Debbie and Alan Weir, who run the operation with sons Ben and Evan, decided to close down the business they operated for more than six years in the wake of high lamb prices available over the hooks and in the saleyards.

“We crunched the numbers on the Dunluce Lamb side and found that the returns were not there,”Mrs Weir said.

The closure and the lessons learnt dealing direct with consumers will help the Weirs ramp up production and quality of the mixed composite sheep flock.

Alan Weir said while lamb prices were good, there were some challenges ahead for the industry.

The close relationship they had with their customers showed them that people didn’t understand how lamb was produced.

“People at markets would ask if the meat was hormone free,” he said.

“Supermarkets selling lamb as hormone free was giving the impression that some sheep had been hormone treated, which is not the case.”

He said it was hard to deal with perceptions that farmers mistreat their animals.

“I worry how society sees the farmer.
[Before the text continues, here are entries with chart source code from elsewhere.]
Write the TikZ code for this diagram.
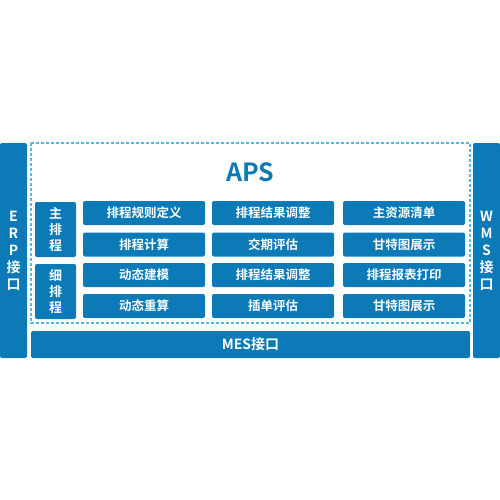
\documentclass[tikz,border=0pt]{standalone}
\usepackage{fontspec}
\setmainfont{Noto Sans CJK SC}[BoldFont={Noto Sans CJK SC Bold}]
\usetikzlibrary{calc}
\definecolor{apsblue}{RGB}{11,122,183}
\definecolor{dashblue}{RGB}{80,185,235}
\tikzset{
  blk/.style={fill=apsblue, rounded corners=2pt, text=white, font=\bfseries\fontsize{12.5}{14}\selectfont, inner sep=0pt},
  cell/.style={blk, minimum width=122, minimum height=24},
  side/.style={blk, align=center, font=\bfseries\fontsize{13}{16}\selectfont}
}
\begin{document}
\begin{tikzpicture}[x=1pt, y=-1pt]
	    \useasboundingbox (0,0) rectangle (500,500);
	    \draw[dashblue, dash pattern=on 3pt off 2pt, line width=1.1pt] (31,143) rectangle (470,323);
	    \node[side, minimum width=27, minimum height=215, font=\bfseries\fontsize{14}{17}\selectfont] (erp) at (13.5,250.5) {E\\R\\P\\接\\口};
	    \node[side, minimum width=27, minimum height=215, font=\bfseries\fontsize{14}{17}\selectfont] (wms) at (486.5,250.5) {W\\M\\S\\接\\口};
	    \node[blk, minimum width=439, minimum height=27, font=\bfseries\fontsize{14}{16}\selectfont] (mes) at (250.5,344.5) {MES接口};
	    \node[text=apsblue, font=\bfseries\fontsize{25}{28}\selectfont] (aps) at (250,172) {APS};
	    \node[side, minimum width=41, minimum height=55] (main) at (55.5,229.5) {主\\排\\程};
	    \node[side, minimum width=41, minimum height=55] (fine) at (55.5,291.5) {细\\排\\程};
	    % main scheduling
	    \node[cell] (rule) at (144,213) {排程规则定义};
	    \node[cell] (adjA) at (273,213) {排程结果调整};
	    \node[cell] (bom) at (404,213) {主资源清单};
	    \node[cell] (calc) at (144,244.5) {排程计算};
	    \node[cell] (due) at (273,244.5) {交期评估};
	    \node[cell] (ganttA) at (404,244.5) {甘特图展示};
	    % fine scheduling
	    \node[cell] (model) at (144,275) {动态建模};
	    \node[cell] (adjB) at (273,275) {排程结果调整};
	    \node[cell] (print) at (404,275) {排程报表打印};
	    \node[cell] (recalc) at (144,306) {动态重算};
	    \node[cell] (insert) at (273,306) {插单评估};
	    \node[cell] (ganttB) at (404,306) {甘特图展示};
\end{tikzpicture}
\end{document}
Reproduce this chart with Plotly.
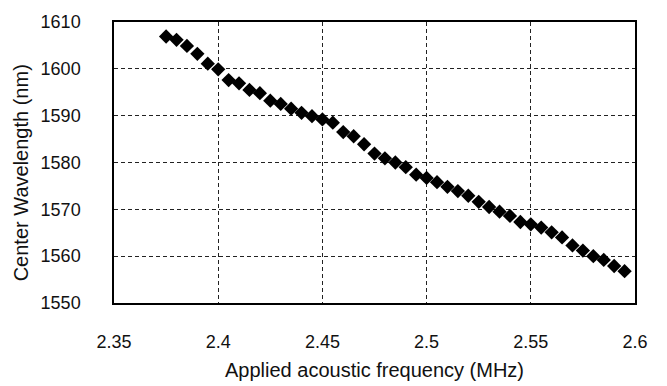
import plotly.graph_objects as go

freq_mhz = [2.375, 2.380, 2.385, 2.390, 2.395, 2.400, 2.405, 2.410, 2.415, 2.420,
            2.425, 2.430, 2.435, 2.440, 2.445, 2.450, 2.455, 2.460, 2.465, 2.470,
            2.475, 2.480, 2.485, 2.490, 2.495, 2.500, 2.505, 2.510, 2.515, 2.520,
            2.525, 2.530, 2.535, 2.540, 2.545, 2.550, 2.555, 2.560, 2.565, 2.570,
            2.575, 2.580, 2.585, 2.590, 2.595]
wavelength_nm = [1606.9, 1606.2, 1604.9, 1603.2, 1601.1, 1599.9, 1597.6, 1596.9, 1595.5, 1594.8,
                 1593.2, 1592.5, 1591.5, 1590.6, 1589.9, 1589.2, 1588.5, 1586.5, 1585.6, 1583.9,
                 1581.9, 1580.9, 1580.0, 1579.0, 1577.4, 1576.7, 1575.8, 1574.8, 1573.9, 1572.9,
                 1571.6, 1570.5, 1569.5, 1568.6, 1567.3, 1566.8, 1566.1, 1565.1, 1564.0, 1562.3,
                 1561.2, 1560.0, 1559.2, 1557.9, 1556.8]

x_ticks = [2.35, 2.4, 2.45, 2.5, 2.55, 2.6]
x_tick_text = ["2.35", "2.4", "2.45", "2.5", "2.55", "2.6"]
y_ticks = [1550, 1560, 1570, 1580, 1590, 1600, 1610]
x_title = "Applied acoustic frequency (MHz)"
y_title = "Center Wavelength (nm)"

fig = go.Figure(go.Scatter(
    x=freq_mhz, y=wavelength_nm, mode="markers",
    marker=dict(symbol="diamond", size=11, color="black", line=dict(width=0)),
    showlegend=False,
))

font = dict(family="Liberation Sans, Arial, sans-serif", size=18, color="#111")

fig.update_layout(
    width=667, height=386,
    margin=dict(l=114, r=32, t=17, b=83),
    paper_bgcolor="white", plot_bgcolor="white",
    font=font,
    annotations=[
        dict(text=x_title, xref="paper", yref="paper", x=0.5, y=-0.238,
             xanchor="center", yanchor="middle", showarrow=False,
             font=dict(size=20)),
        dict(text=y_title, xref="paper", yref="paper", x=-0.1785, y=0.4615,
             xanchor="center", yanchor="middle", showarrow=False, textangle=-90,
             font=dict(size=20)),
    ],
)
fig.update_xaxes(
    range=[2.35, 2.6], tickvals=x_ticks, ticktext=x_tick_text,
    showgrid=True, gridcolor="#222", griddash="4px,3px", gridwidth=1,
    showline=True, linecolor="black", linewidth=1.5, mirror=True,
    ticks="", ticklabelstandoff=22, zeroline=False,
)
fig.update_yaxes(
    range=[1550, 1610], tickvals=y_ticks,
    showgrid=True, gridcolor="#222", griddash="4px,3px", gridwidth=1,
    showline=True, linecolor="black", linewidth=1.5, mirror=True,
    ticks="", ticklabelstandoff=28, zeroline=False,
)

fig.write_html("out.html",
               config={"displayModeBar": False},
               post_script="document.body.style.margin='0';document.body.style.overflow='hidden';")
I just tell people I vaccinate, drench and treat my stock as needed; I look after my sheep,” he said.

“I worry that lamb isn’t part of a lot of young people’s diets, particularly young girls.”

Mr Weir said they had been using electronic identification on their flock for a number of years.

It allowed them to track their breeding program that involved multiple breeds including East Friesian, Border Leicester, Merino, Dorper, White Suffolk and Dorset.

Booroola genetics have also been introduced to lift fertility, while a Highlander ram was also being used this year.

They are aiming for four lambings every three years, to achieve an average 175 per cent lambing rate every 12 months.

This year’s March/April lambs were sold as suckers around August/September.

The May and later-drop went onto a canola paddock cut for hay and were fed with hay and a barley/lupin mix – depending on what grains were available.

The paddock to plate business did teach the Weirs a lot about their lambs.

“We need more carcase feedback from the abattoirs. We just don’t get that now,” Mr Weir said.

He doesn’t worry about breed or what sheep look like.

“I’m concerned about fertility of ewes and growth rates, taste and tenderness of the meat of the lambs,” he said.